|HS:||Let me ask a question. The question is the way in which your religious beliefs as the daughter and the wife of a minister, and a woman deeply involved, it sounds to me, in the Methodist church, how these Christian beliefs wove into your experience of being in Mississippi.|
You have to remember that the only religion that I knew was Christianity, which meant that for me, Jesus' gospel, his messages were all I needed. So I took his messages literally, up to a point. I'm not prepared to discuss what the meaning of "up to a point" is at this time. But it seemed to me that his message was very simple. There was never an instance in the stories in the New Testament where Jesus was not open to everyone, all of the sinners, all of us as sinners. He never walked away from any problem. He spoke to everyone who came to him, and he told them what the message was, which was feeding and clothing and taking care of your neighbor, or your brother. So I didn't need any more than that. I didn't theological discussion. I was raised on that. I heard it every time my father spoke, and, subsequently, that was my husband's message. So there was no question that I was living out my faith. And it was not to-well, it couldn't be argued with. It stood as the raison d'etre. It was just where I was, and am still, pretty much.
I have grown much more aware of other religions, and much more accepting, and have had many more diverse experiences, and believe in diversity and all of those things, but I think that whether Jesus was divine or all that, well, I don't know, any more than you or I are divine. I just think that his message was pretty wonderful, and that I accept it.
But the thing about him was that he reached out to everybody. He reached out to the tax collector, who was a bad man, dishonest. I mean, I'm saying stereotypically he was. He reached out to the woman who had had all of these lovers. He forgave them and he didn't hold grudges. So that's the essence, the acceptance and understanding and is why I'm where I am.
|HS:||You went to Mississippi, and you're in Jackson and Canton, and you are connecting. You're there to make a connection with white women and black women across the regions, but to a large measure you're also reaching out to women who are Christian. So when you're there in Mississippi, can you talk about what that Christian belief and sort of structures of beliefs meant to you as you were in Jackson and talking to these women and meetings, or going to this church service?|
|MD:||I think that for me, I saw it as such a beginning-underlined. I didn't feel that I was being called at that moment to go any further than to be a fact-finder as well as to be a witness. I think that I didn't have the wisdom or understanding or the personality to see immediately what we needed to do. That had to come from someone else, or it had to come with my continued presence with this kind of group, so that in twenty-four hours or thirty-six hours, whatever time we had there, I didn't have any messages. I was not inspired in a way that would say I had this vision of what we could do. And I am not that kind of person anyway. I go in rather slowly and think, well, I need to figure out what the situation is. I need to hear what they have to say. I need to feel it inside me and absorb it.|
|HS:||So it's striking to me that there's this connection, despite color, despite region, that you had this interesting connection, and it's a connection based on faith.|
Yes. And even the style of worship wasn't that different from the fundamentalism of southern Illinois in the thirties and forties, so the black religion wasn't that different at that point. I wasn't so sophisticated in terms of the ways of worship until I became so later.

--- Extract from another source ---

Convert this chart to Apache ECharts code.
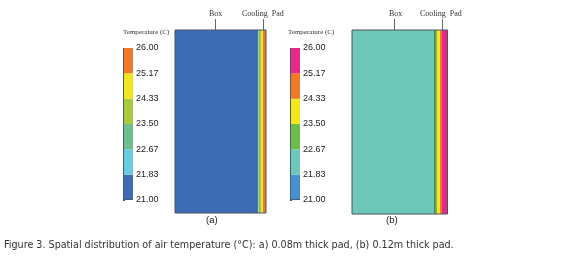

But even so, I didn't look on it as-I don't look on anything with as critical an eye as some people do, and the word critical I use both positively and negatively. Some people are immediate with "That's different from me," or, "They're different from my beliefs," or, "I don't believe I could accept that." I think that I'm a very accepting person, and slow to make a judgment on something that is out of the ordinary, that is a new idea, something different from what I grew up with. So I'm proud of that, but at the same time, there are traps with that kind of posture, and that is that you will begin to support something that you really don't believe in.
But my feet are pretty much on the ground, so that I don't go off into do support for something that I've regretted in my past. I don't think I ever have. But it just takes me a while to be convinced, so that I am questioning. Lots of people talk about that. I'm a questioning person, and that keeps me from doing something dumb, but it also does not propel me into action as quickly as some people do.
So that said, my participation in this worship, yes, is akin somewhat to my background, quite a bit to my background, but the experience didn't produce in me these feelings of "That's different." It was like "These people are feeling their religion, and this is the way it comes out, and isn't it interesting."